* [GOAL]
Everything from the first line of the data below through the line that contains "(road) at (810,496)" should be written out exactly, please, and nothing more; the pictures stay out.

══════════

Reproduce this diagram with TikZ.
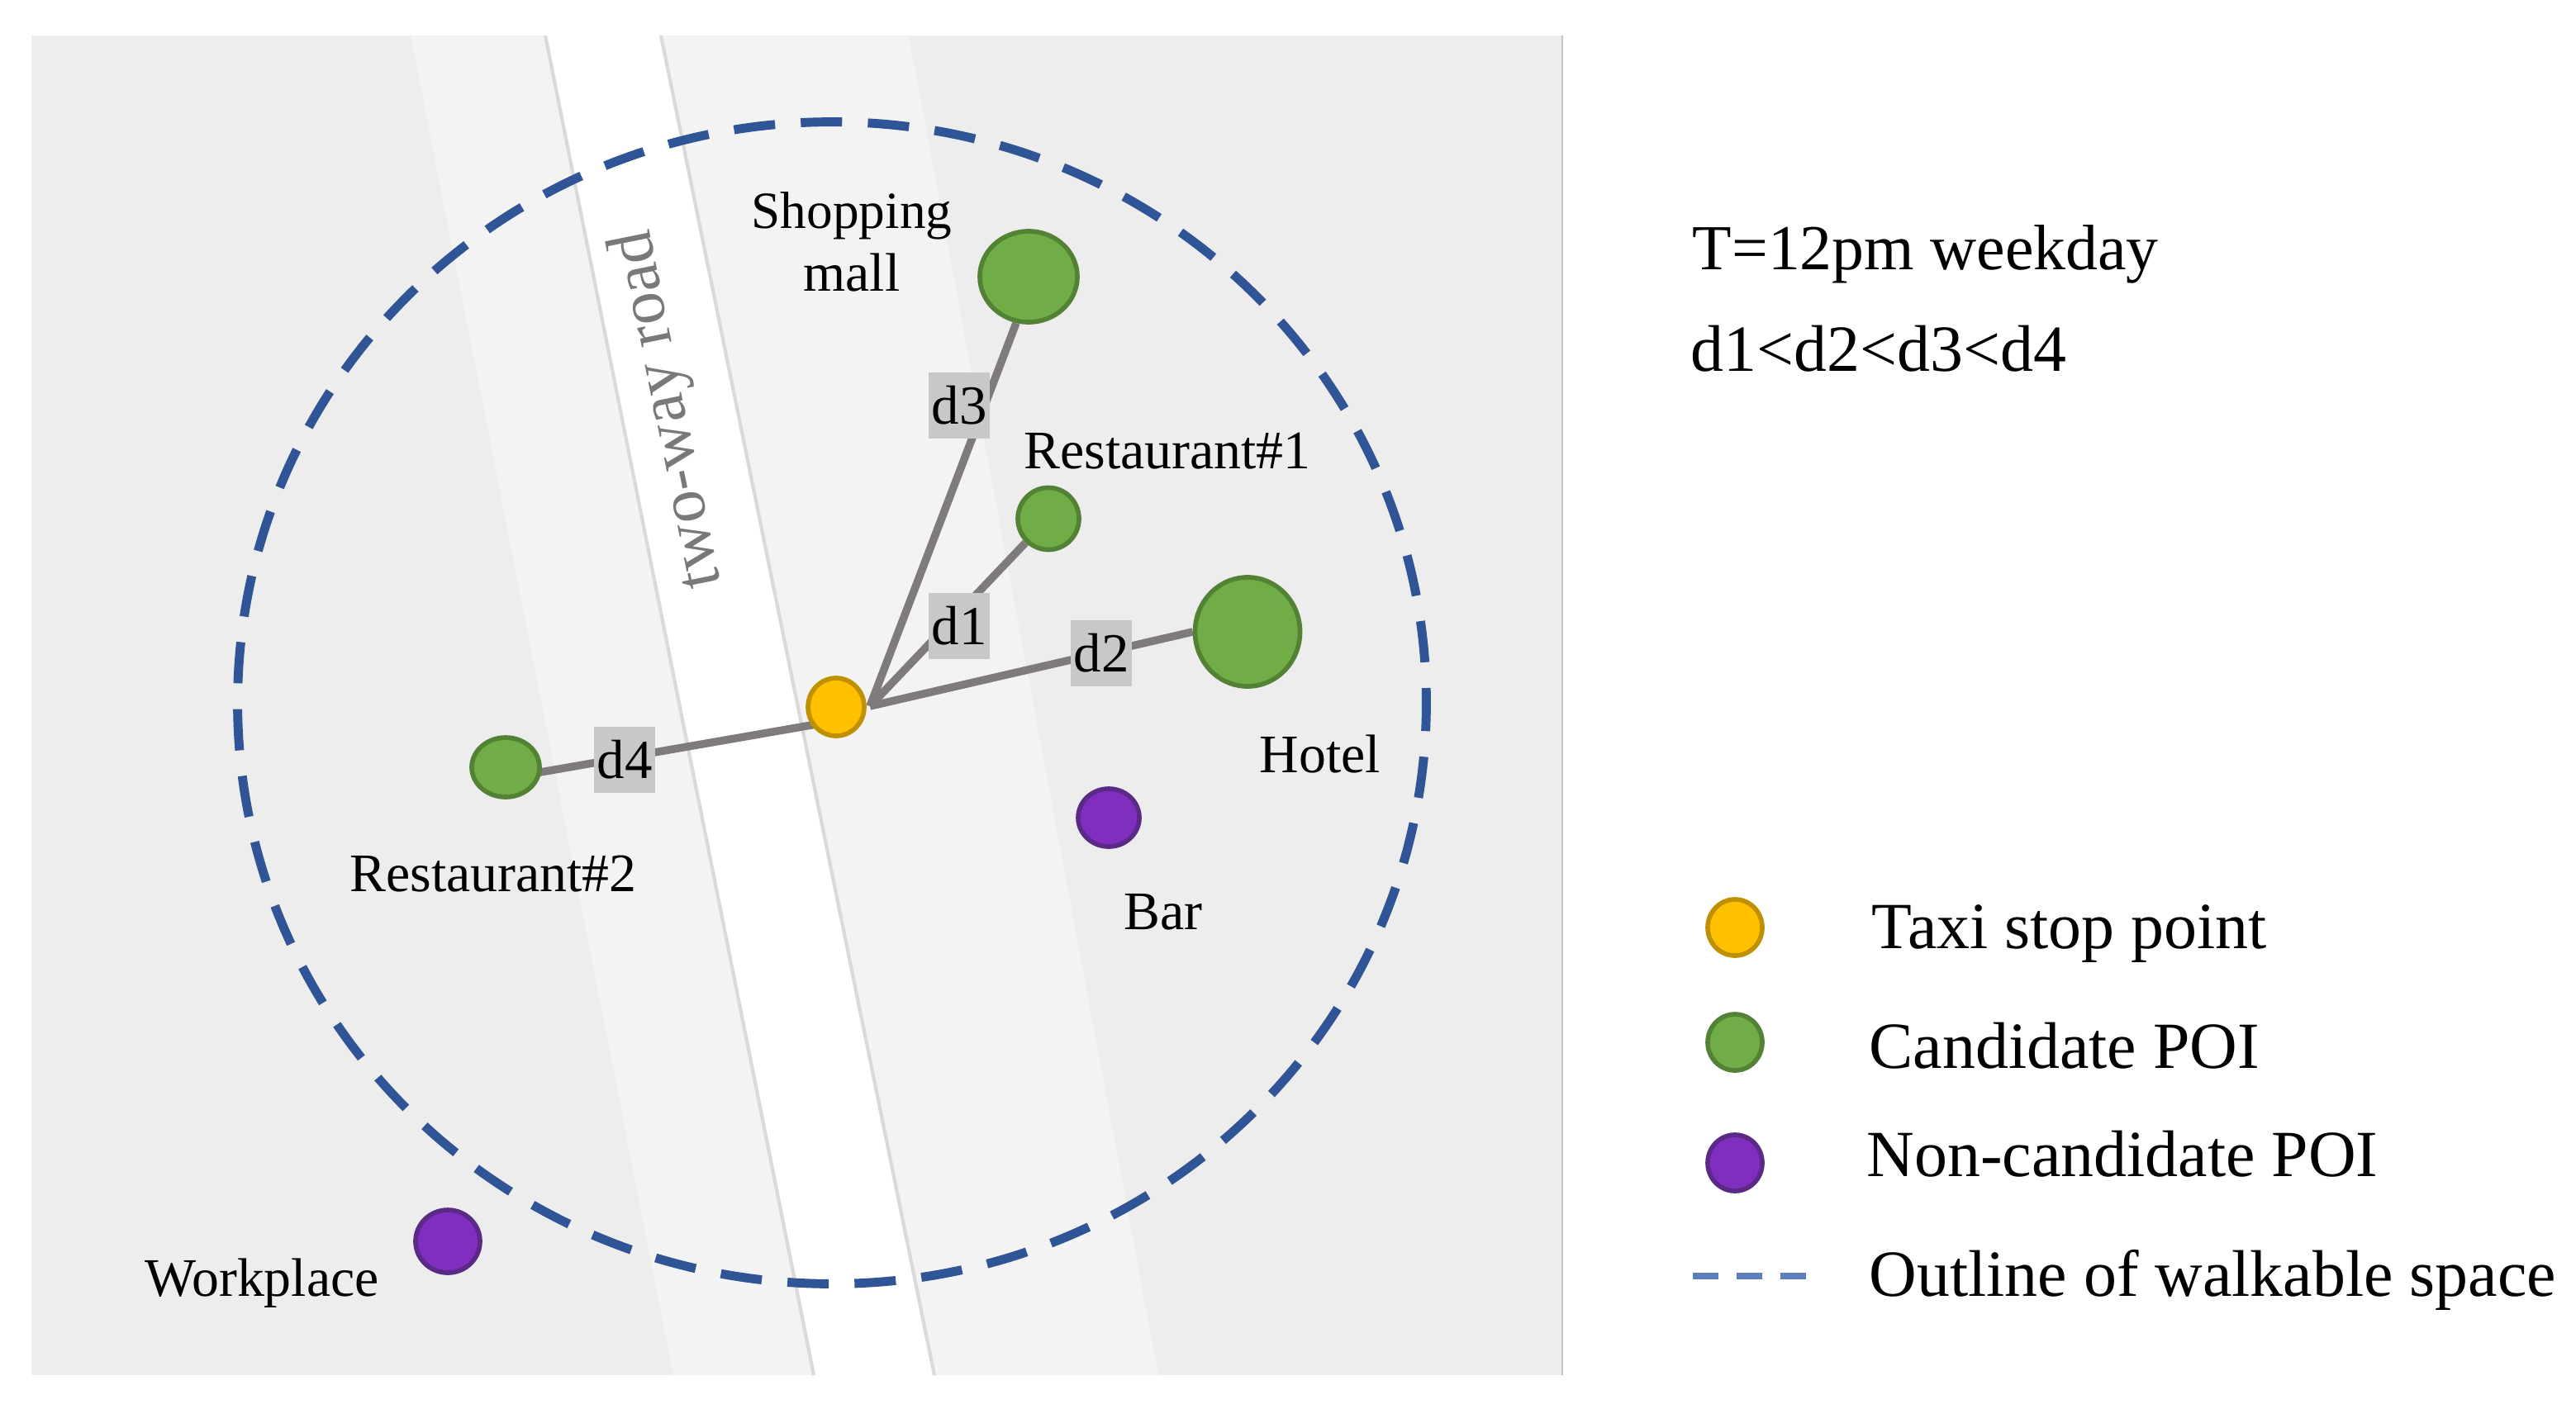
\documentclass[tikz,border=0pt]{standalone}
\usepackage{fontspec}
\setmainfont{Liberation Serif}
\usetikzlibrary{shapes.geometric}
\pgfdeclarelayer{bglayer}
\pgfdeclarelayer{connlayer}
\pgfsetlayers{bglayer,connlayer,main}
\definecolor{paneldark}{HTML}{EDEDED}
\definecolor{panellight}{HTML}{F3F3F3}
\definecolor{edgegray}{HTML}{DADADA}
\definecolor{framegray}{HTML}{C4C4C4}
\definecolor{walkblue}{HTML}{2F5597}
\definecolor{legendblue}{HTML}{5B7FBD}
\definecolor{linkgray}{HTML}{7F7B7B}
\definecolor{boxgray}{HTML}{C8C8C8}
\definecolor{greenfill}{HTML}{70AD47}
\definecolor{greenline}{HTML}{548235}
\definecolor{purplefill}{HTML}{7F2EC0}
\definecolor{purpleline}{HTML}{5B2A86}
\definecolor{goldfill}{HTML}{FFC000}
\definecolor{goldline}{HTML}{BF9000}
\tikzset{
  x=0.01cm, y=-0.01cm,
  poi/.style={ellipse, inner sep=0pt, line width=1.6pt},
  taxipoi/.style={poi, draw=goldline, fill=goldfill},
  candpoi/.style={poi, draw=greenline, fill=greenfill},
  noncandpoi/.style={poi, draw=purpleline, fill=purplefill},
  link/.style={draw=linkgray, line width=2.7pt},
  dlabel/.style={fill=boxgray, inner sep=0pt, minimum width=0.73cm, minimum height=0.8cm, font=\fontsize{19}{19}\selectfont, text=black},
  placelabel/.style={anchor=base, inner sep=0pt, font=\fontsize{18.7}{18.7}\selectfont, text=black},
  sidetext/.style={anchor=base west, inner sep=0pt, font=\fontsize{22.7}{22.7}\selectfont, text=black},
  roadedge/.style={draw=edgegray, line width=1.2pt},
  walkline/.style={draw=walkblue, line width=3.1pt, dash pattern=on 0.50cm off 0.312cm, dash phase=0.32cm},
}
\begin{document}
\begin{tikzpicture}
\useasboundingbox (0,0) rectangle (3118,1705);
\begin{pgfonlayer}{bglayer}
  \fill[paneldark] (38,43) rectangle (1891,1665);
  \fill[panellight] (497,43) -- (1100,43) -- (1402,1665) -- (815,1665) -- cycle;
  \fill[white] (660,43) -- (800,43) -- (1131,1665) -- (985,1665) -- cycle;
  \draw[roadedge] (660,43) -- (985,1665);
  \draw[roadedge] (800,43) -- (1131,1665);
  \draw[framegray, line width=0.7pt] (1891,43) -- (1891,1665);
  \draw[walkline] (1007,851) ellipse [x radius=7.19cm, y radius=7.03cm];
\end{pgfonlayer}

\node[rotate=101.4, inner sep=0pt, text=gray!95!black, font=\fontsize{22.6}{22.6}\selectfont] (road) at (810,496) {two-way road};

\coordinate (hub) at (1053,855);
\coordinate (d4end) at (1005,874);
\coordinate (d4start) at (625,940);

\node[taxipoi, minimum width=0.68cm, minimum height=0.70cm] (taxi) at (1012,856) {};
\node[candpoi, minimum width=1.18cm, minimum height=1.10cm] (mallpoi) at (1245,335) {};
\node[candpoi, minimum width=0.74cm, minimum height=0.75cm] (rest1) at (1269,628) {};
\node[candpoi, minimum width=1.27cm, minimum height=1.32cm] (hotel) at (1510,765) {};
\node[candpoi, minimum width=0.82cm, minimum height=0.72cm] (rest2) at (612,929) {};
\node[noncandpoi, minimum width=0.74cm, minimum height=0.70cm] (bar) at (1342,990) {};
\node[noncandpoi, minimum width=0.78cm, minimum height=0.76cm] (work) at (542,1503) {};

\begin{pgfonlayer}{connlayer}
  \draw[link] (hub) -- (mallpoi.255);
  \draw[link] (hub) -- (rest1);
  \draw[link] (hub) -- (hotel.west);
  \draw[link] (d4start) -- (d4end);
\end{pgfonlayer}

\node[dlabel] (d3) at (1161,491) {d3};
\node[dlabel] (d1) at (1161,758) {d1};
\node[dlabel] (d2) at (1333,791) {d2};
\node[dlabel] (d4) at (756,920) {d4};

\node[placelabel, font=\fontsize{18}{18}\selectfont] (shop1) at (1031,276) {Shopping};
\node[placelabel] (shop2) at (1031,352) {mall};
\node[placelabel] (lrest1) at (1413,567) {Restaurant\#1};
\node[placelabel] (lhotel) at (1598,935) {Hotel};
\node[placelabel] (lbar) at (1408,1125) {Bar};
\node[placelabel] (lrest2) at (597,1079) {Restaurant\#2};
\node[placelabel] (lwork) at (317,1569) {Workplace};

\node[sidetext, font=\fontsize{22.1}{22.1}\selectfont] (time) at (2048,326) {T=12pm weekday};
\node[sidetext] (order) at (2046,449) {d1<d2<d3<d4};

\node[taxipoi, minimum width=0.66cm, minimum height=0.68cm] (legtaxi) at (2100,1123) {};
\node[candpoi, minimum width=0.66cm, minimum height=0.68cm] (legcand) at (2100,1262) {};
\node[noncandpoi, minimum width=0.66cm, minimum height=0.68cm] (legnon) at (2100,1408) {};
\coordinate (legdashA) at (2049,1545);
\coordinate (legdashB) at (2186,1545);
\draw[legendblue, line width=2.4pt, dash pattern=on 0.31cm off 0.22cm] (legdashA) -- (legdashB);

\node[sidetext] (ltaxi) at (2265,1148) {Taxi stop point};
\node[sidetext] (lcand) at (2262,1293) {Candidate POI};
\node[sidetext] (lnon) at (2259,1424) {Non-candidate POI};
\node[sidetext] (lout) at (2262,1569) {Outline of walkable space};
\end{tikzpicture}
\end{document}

══════════

* [RESULT OF THIS TASK]
Reproduce this diagram with TikZ.
\documentclass[tikz,border=0pt]{standalone}
\usepackage{fontspec}
\setmainfont{Liberation Serif}
\usetikzlibrary{shapes.geometric}
\pgfdeclarelayer{bglayer}
\pgfdeclarelayer{connlayer}
\pgfsetlayers{bglayer,connlayer,main}
\definecolor{paneldark}{HTML}{EDEDED}
\definecolor{panellight}{HTML}{F3F3F3}
\definecolor{edgegray}{HTML}{DADADA}
\definecolor{framegray}{HTML}{C4C4C4}
\definecolor{walkblue}{HTML}{2F5597}
\definecolor{legendblue}{HTML}{5B7FBD}
\definecolor{linkgray}{HTML}{7F7B7B}
\definecolor{boxgray}{HTML}{C8C8C8}
\definecolor{greenfill}{HTML}{70AD47}
\definecolor{greenline}{HTML}{548235}
\definecolor{purplefill}{HTML}{7F2EC0}
\definecolor{purpleline}{HTML}{5B2A86}
\definecolor{goldfill}{HTML}{FFC000}
\definecolor{goldline}{HTML}{BF9000}
\tikzset{
  x=0.01cm, y=-0.01cm,
  poi/.style={ellipse, inner sep=0pt, line width=1.6pt},
  taxipoi/.style={poi, draw=goldline, fill=goldfill},
  candpoi/.style={poi, draw=greenline, fill=greenfill},
  noncandpoi/.style={poi, draw=purpleline, fill=purplefill},
  link/.style={draw=linkgray, line width=2.7pt},
  dlabel/.style={fill=boxgray, inner sep=0pt, minimum width=0.73cm, minimum height=0.8cm, font=\fontsize{19}{19}\selectfont, text=black},
  placelabel/.style={anchor=base, inner sep=0pt, font=\fontsize{18.7}{18.7}\selectfont, text=black},
  sidetext/.style={anchor=base west, inner sep=0pt, font=\fontsize{22.7}{22.7}\selectfont, text=black},
  roadedge/.style={draw=edgegray, line width=1.2pt},
  walkline/.style={draw=walkblue, line width=3.1pt, dash pattern=on 0.50cm off 0.312cm, dash phase=0.32cm},
}
\begin{document}
\begin{tikzpicture}
\useasboundingbox (0,0) rectangle (3118,1705);
\begin{pgfonlayer}{bglayer}
  \fill[paneldark] (38,43) rectangle (1891,1665);
  \fill[panellight] (497,43) -- (1100,43) -- (1402,1665) -- (815,1665) -- cycle;
  \fill[white] (660,43) -- (800,43) -- (1131,1665) -- (985,1665) -- cycle;
  \draw[roadedge] (660,43) -- (985,1665);
  \draw[roadedge] (800,43) -- (1131,1665);
  \draw[framegray, line width=0.7pt] (1891,43) -- (1891,1665);
  \draw[walkline] (1007,851) ellipse [x radius=7.19cm, y radius=7.03cm];
\end{pgfonlayer}

\node[rotate=101.4, inner sep=0pt, text=gray!95!black, font=\fontsize{22.6}{22.6}\selectfont] (road) at (810,496) {two-way road};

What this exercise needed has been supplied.